* PROBLEM STATEMENT: Each line below should be retyped exactly, with no pictures.

* SUPPLIED DATA:
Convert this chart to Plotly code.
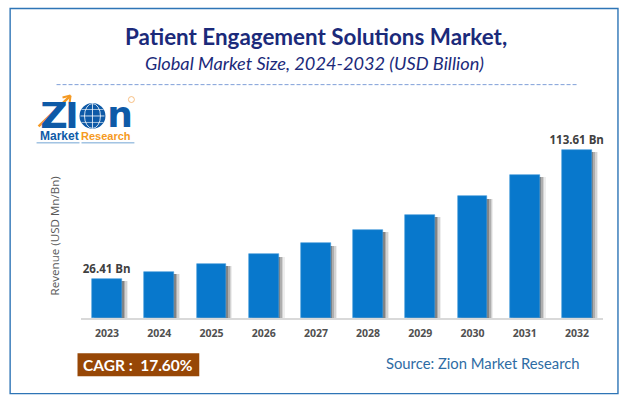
import plotly.graph_objects as go

years = ["2023","2024","2025","2026","2027","2028","2029","2030","2031","2032"]
revenue = [26.41,31.0,36.5,43.0,50.5,59.4,69.9,82.2,96.6,113.61]
labels = ["26.41 Bn","","","","","","","","","113.61 Bn"]

W, H = 626, 404
L, R, T, B = 80.5, 22.5, 110.5, 85.5
PW, PH = W - L - R, H - T - B
def px(x): return (x - L) / PW
def py(y): return (T + PH - y) / PH

fig = go.Figure()
BW = 0.574
for off, col in [(0.115, "rgba(90,90,90,0.10)"), (0.09, "rgba(90,90,90,0.18)"), (0.06, "rgba(90,90,90,0.30)"), (0.03, "rgba(80,80,80,0.45)")]:
    fig.add_bar(x=years, y=[v - 1.5 for v in revenue], width=BW, offset=-BW/2 + off,
                marker=dict(color=col, line_width=0), hoverinfo="skip", showlegend=False)
fig.add_bar(x=years, y=revenue, width=BW, offset=-BW/2, text=labels, textposition="outside",
            textangle=0, cliponaxis=False, constraintext="none",
            textfont=dict(family="Open Sans", size=11.5, color="#404040", weight="bold"),
            marker=dict(color="#0878CC", line=dict(color="#3F97DA", width=0.6)), showlegend=False)

def rect(x0, y0, x1, y1, **kw):
    return dict(type="rect", xref="paper", yref="paper", x0=px(x0), x1=px(x1), y0=py(y0), y1=py(y1), **kw)
def circ(x0, y0, x1, y1, **kw):
    return dict(type="circle", xref="paper", yref="paper", x0=px(x0), x1=px(x1), y0=py(y0), y1=py(y1), **kw)
def line(x0, y0, x1, y1, color, width=1, dash="solid", layer="above"):
    return dict(type="line", xref="paper", yref="paper", x0=px(x0), x1=px(x1), y0=py(y0), y1=py(y1),
                line=dict(color=color, width=width, dash=dash), layer=layer)
def txt(x, y, s, size, color, family="Lato", anchor="center", **f):
    return dict(xref="paper", yref="paper", x=px(x), y=py(y), text=s, showarrow=False, xanchor=anchor,
                yanchor="middle", font=dict(family=family, size=size, color=color, **f))

shapes = [
    rect(9.5, 7.5, 618.5, 394.5, line=dict(color="#2E75B6", width=1.4), fillcolor="rgba(0,0,0,0)"),
    line(56, 84, 578, 84, "#7F9FD8", 1, "4px,2px"),
    rect(77, 354, 199, 377, fillcolor="#974706", line_width=0),
    # logo
    circ(79, 102.5, 105, 128.5, fillcolor="#0E5AA7", line_width=0),
    circ(84, 103, 100, 128, fillcolor="rgba(0,0,0,0)", line=dict(color="white", width=0.8)),
    line(92, 103, 92, 128, "white", 0.8),
    line(80, 115.5, 104, 115.5, "white", 0.8),
    line(81, 109, 103, 109, "white", 0.6),
    line(81, 122, 103, 122, "white", 0.6),
    line(38, 126, 70, 95, "#F59A23", 2.5),
    line(70, 95, 62, 97, "#F59A23", 2),
    line(70, 95, 69, 103, "#F59A23", 2),
    circ(128, 96, 134, 102, fillcolor="rgba(0,0,0,0)", line=dict(color="#F5B066", width=0.8)),
    line(36, 142.5, 79, 142.5, "#4F8FC9", 0.8),
    line(81, 142.5, 134, 142.5, "#4F8FC9", 0.8),
]
annotations = [
    txt(315.5, 35.5, "<b>Patient Engagement Solutions Market,</b>", 22.4, "#1B2A7A"),
    txt(314.5, 62.5, "<i>Global Market Size, 2024-2032 (USD Billion)</i>", 18.2, "#1B2A7A"),
    txt(54, 236, "Revenue (USD Mn/Bn)", 11.6, "#595959", family="Open Sans") | dict(textangle=-90),
    txt(138, 365.5, "<b>CAGR :  17.60%</b>", 15.5, "#FFFFFF"),
    txt(483, 364, "Source: Zion Market Research", 14.8, "#2E6CA4"),
    txt(53, 115, "<b>Z</b>", 38, "#0E5AA7", family="DejaVu Sans") | dict(height=26, width=30),
    txt(71.5, 115, "<b>I</b>", 36, "#0E5AA7", family="DejaVu Sans") | dict(height=26, width=12),
    txt(120, 114, "<b>n</b>", 36, "#0E5AA7", family="DejaVu Sans") | dict(height=26, width=26),
    txt(58.5, 136, "<b>Market</b>", 12, "#0E5AA7", family="Liberation Sans"),
    txt(106, 136, "<b>Research</b>", 11, "#F59A23", family="Liberation Sans"),
]

fig.update_layout(
    width=W, height=H, autosize=False, barmode="overlay", bargap=0,
    margin=dict(l=L, r=R, t=T, b=B, pad=0),
    paper_bgcolor="white", plot_bgcolor="white",
    xaxis=dict(type="category", range=[-0.5, 9.5], showgrid=False, ticks="", showline=True,
               linecolor="#D9D9D9", linewidth=1.5,
               tickfont=dict(family="Open Sans", size=10.5, color="#505050", weight="bold"), ticklabelstandoff=5),
    yaxis=dict(range=[0, 140], visible=False, showgrid=False),
    shapes=shapes, annotations=annotations,
)
fig.write_html("out.html", config={"displayModeBar": False},
               post_script="document.body.style.margin='0';")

* ANSWER TO THIS TASK:
Convert this chart to Plotly code.
import plotly.graph_objects as go

years = ["2023","2024","2025","2026","2027","2028","2029","2030","2031","2032"]
revenue = [26.41,31.0,36.5,43.0,50.5,59.4,69.9,82.2,96.6,113.61]
labels = ["26.41 Bn","","","","","","","","","113.61 Bn"]

W, H = 626, 404
L, R, T, B = 80.5, 22.5, 110.5, 85.5
PW, PH = W - L - R, H - T - B
def px(x): return (x - L) / PW
def py(y): return (T + PH - y) / PH

fig = go.Figure()
BW = 0.574
for off, col in [(0.115, "rgba(90,90,90,0.10)"), (0.09, "rgba(90,90,90,0.18)"), (0.06, "rgba(90,90,90,0.30)"), (0.03, "rgba(80,80,80,0.45)")]:
    fig.add_bar(x=years, y=[v - 1.5 for v in revenue], width=BW, offset=-BW/2 + off,
                marker=dict(color=col, line_width=0), hoverinfo="skip", showlegend=False)
fig.add_bar(x=years, y=revenue, width=BW, offset=-BW/2, text=labels, textposition="outside",
            textangle=0, cliponaxis=False, constraintext="none",
            textfont=dict(family="Open Sans", size=11.5, color="#404040", weight="bold"),
            marker=dict(color="#0878CC", line=dict(color="#3F97DA", width=0.6)), showlegend=False)

def rect(x0, y0, x1, y1, **kw):
    return dict(type="rect", xref="paper", yref="paper", x0=px(x0), x1=px(x1), y0=py(y0), y1=py(y1), **kw)
def circ(x0, y0, x1, y1, **kw):
    return dict(type="circle", xref="paper", yref="paper", x0=px(x0), x1=px(x1), y0=py(y0), y1=py(y1), **kw)
def line(x0, y0, x1, y1, color, width=1, dash="solid", layer="above"):
    return dict(type="line", xref="paper", yref="paper", x0=px(x0), x1=px(x1), y0=py(y0), y1=py(y1),
                line=dict(color=color, width=width, dash=dash), layer=layer)
def txt(x, y, s, size, color, family="Lato", anchor="center", **f):
    return dict(xref="paper", yref="paper", x=px(x), y=py(y), text=s, showarrow=False, xanchor=anchor,
                yanchor="middle", font=dict(family=family, size=size, color=color, **f))

shapes = [
    rect(9.5, 7.5, 618.5, 394.5, line=dict(color="#2E75B6", width=1.4), fillcolor="rgba(0,0,0,0)"),
    line(56, 84, 578, 84, "#7F9FD8", 1, "4px,2px"),
    rect(77, 354, 199, 377, fillcolor="#974706", line_width=0),
    # logo
    circ(79, 102.5, 105, 128.5, fillcolor="#0E5AA7", line_width=0),
    circ(84, 103, 100, 128, fillcolor="rgba(0,0,0,0)", line=dict(color="white", width=0.8)),
    line(92, 103, 92, 128, "white", 0.8),
    line(80, 115.5, 104, 115.5, "white", 0.8),
    line(81, 109, 103, 109, "white", 0.6),
    line(81, 122, 103, 122, "white", 0.6),
    line(38, 126, 70, 95, "#F59A23", 2.5),
    line(70, 95, 62, 97, "#F59A23", 2),
    line(70, 95, 69, 103, "#F59A23", 2),
    circ(128, 96, 134, 102, fillcolor="rgba(0,0,0,0)", line=dict(color="#F5B066", width=0.8)),
    line(36, 142.5, 79, 142.5, "#4F8FC9", 0.8),
    line(81, 142.5, 134, 142.5, "#4F8FC9", 0.8),
]
annotations = [
    txt(315.5, 35.5, "<b>Patient Engagement Solutions Market,</b>", 22.4, "#1B2A7A"),
    txt(314.5, 62.5, "<i>Global Market Size, 2024-2032 (USD Billion)</i>", 18.2, "#1B2A7A"),
    txt(54, 236, "Revenue (USD Mn/Bn)", 11.6, "#595959", family="Open Sans") | dict(textangle=-90),
    txt(138, 365.5, "<b>CAGR :  17.60%</b>", 15.5, "#FFFFFF"),
    txt(483, 364, "Source: Zion Market Research", 14.8, "#2E6CA4"),
    txt(53, 115, "<b>Z</b>", 38, "#0E5AA7", family="DejaVu Sans") | dict(height=26, width=30),
    txt(71.5, 115, "<b>I</b>", 36, "#0E5AA7", family="DejaVu Sans") | dict(height=26, width=12),
    txt(120, 114, "<b>n</b>", 36, "#0E5AA7", family="DejaVu Sans") | dict(height=26, width=26),
    txt(58.5, 136, "<b>Market</b>", 12, "#0E5AA7", family="Liberation Sans"),
    txt(106, 136, "<b>Research</b>", 11, "#F59A23", family="Liberation Sans"),
]

fig.update_layout(
    width=W, height=H, autosize=False, barmode="overlay", bargap=0,
    margin=dict(l=L, r=R, t=T, b=B, pad=0),
    paper_bgcolor="white", plot_bgcolor="white",
    xaxis=dict(type="category", range=[-0.5, 9.5], showgrid=False, ticks="", showline=True,
               linecolor="#D9D9D9", linewidth=1.5,
               tickfont=dict(family="Open Sans", size=10.5, color="#505050", weight="bold"), ticklabelstandoff=5),
    yaxis=dict(range=[0, 140], visible=False, showgrid=False),
    shapes=shapes, annotations=annotations,
)
fig.write_html("out.html", config={"displayModeBar": False},
               post_script="document.body.style.margin='0';")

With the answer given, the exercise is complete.